Our house was built by a poet, at the turn of the LAST century, out of scrap lumber from the sawmill where he worked and bits of old chicken coop. It is held up by metaphor, not engineering, and this weather is not doing it any favors, although thanks to a new rubber roof (it's like an enormous inner tube, but white) there are no leaks this year. It occupies a hill at the edge of Bell Cedar Swamp, and is more than just a little damp from the daily rain.

Today, I decided that bad lighting and worse eyesight would no longer suffice, and that I had to vacuum. This is always an interesting process, as you are just as likely to suck up bits of house that have mysteriously disintegrated as you are to suck up spider webs and spinone hair.
I squinted at the bathroom ceiling, which needs a bit of work, and put up my brush to see whether it was a knot hole, dry rot or just stuff, when PLOP, something landed on my head. I hoped for dry rot until it ran down across my shoulder and leapt onto the floor. Fortunately, it was just a snake.
Mice, while inevitable (the inside/outside dichotomy is poorly defined at best, and you can't blame nature for not knowing), are an embarrassment and spiders give me the howling horrors; but I have convinced myself that snakes are interesting and exotic.
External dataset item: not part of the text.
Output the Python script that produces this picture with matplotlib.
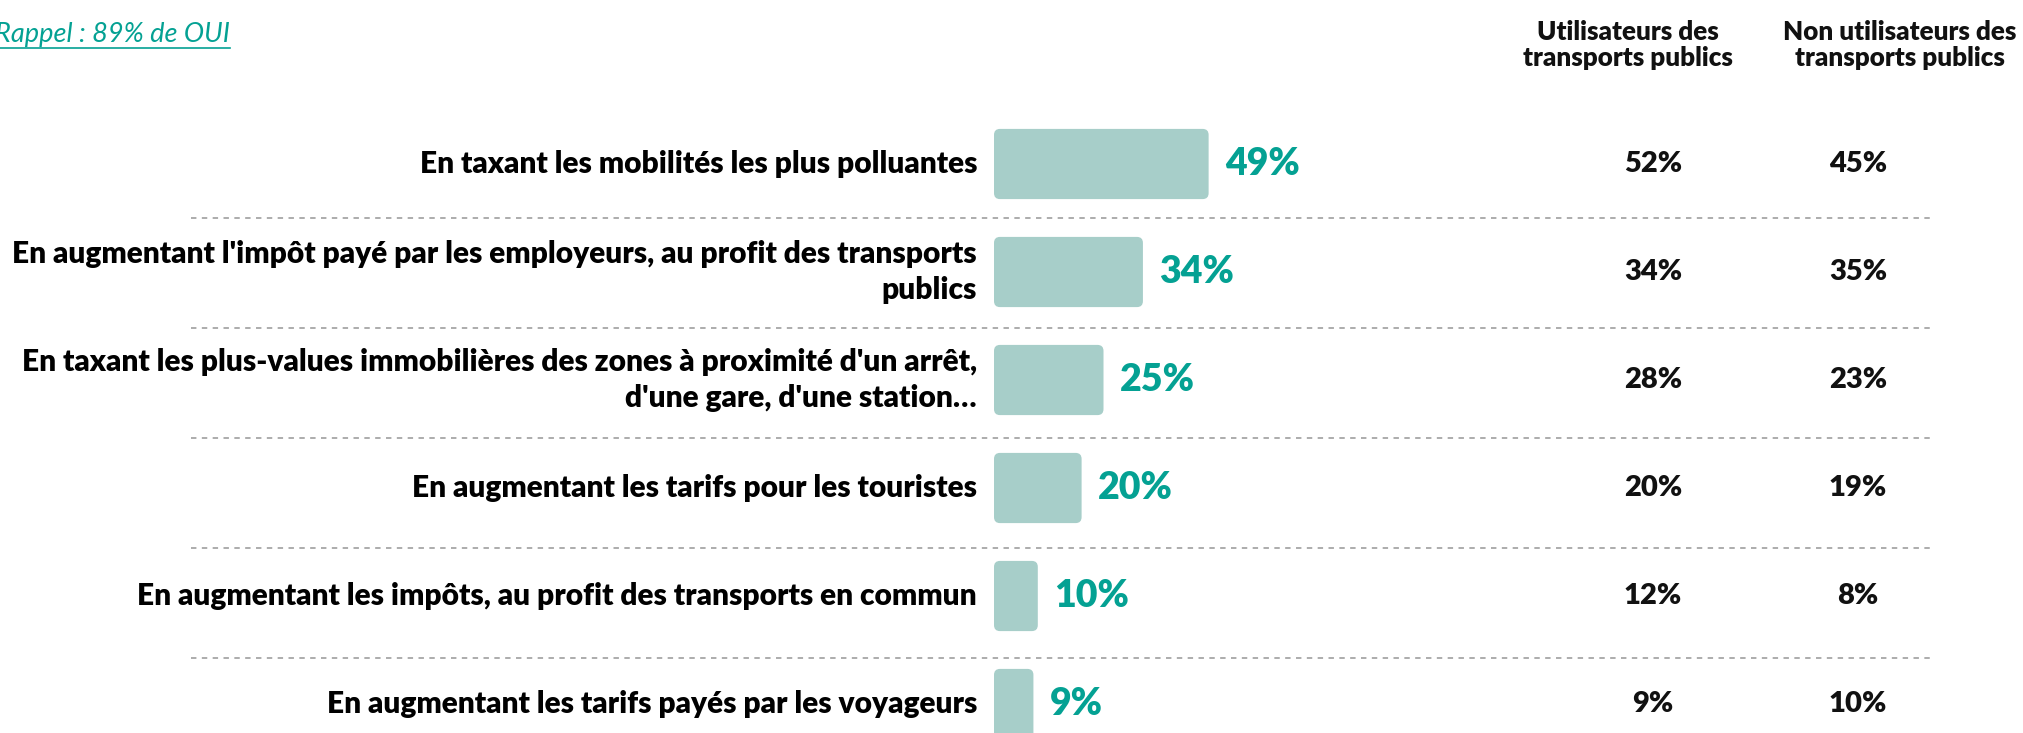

The ring-necked snakes that occasionally drop in (sometimes onto guests who are just reading quietly on the couch) are very small and pretty, so there's no end to the amusement. (As my favorite sister-in-law—and it's a brave person that marries into our family—once said, "oh NO, there could be an entire nest of writhing shoelaces up there!")
This is a house that some people find reason to never, ever visit again. But others recognize that it is imbued with a charming 1930s Nick and Nora appeal. My grandparents bought the house from the poet (his family had to move to town during the war, the first one, and inexplicably refused to move back) and tacked on a bathroom and hot water. Grandma would come down from NY with the maid and children and Pop would come for weekends then his vacation, and they would have friends visit and ply them with cocktails and dress for dinner and have a wonderful time. Long summer days at the beach and evenings of talk and laughter...
I learned to mix a martini here, aged maybe 8 or 9, and to play bridge, and that I could hear everything that the grownups were saying from any part of the house as I sat up under the blankets reading my book with a flashlight. And really, what else can you ask of a summer?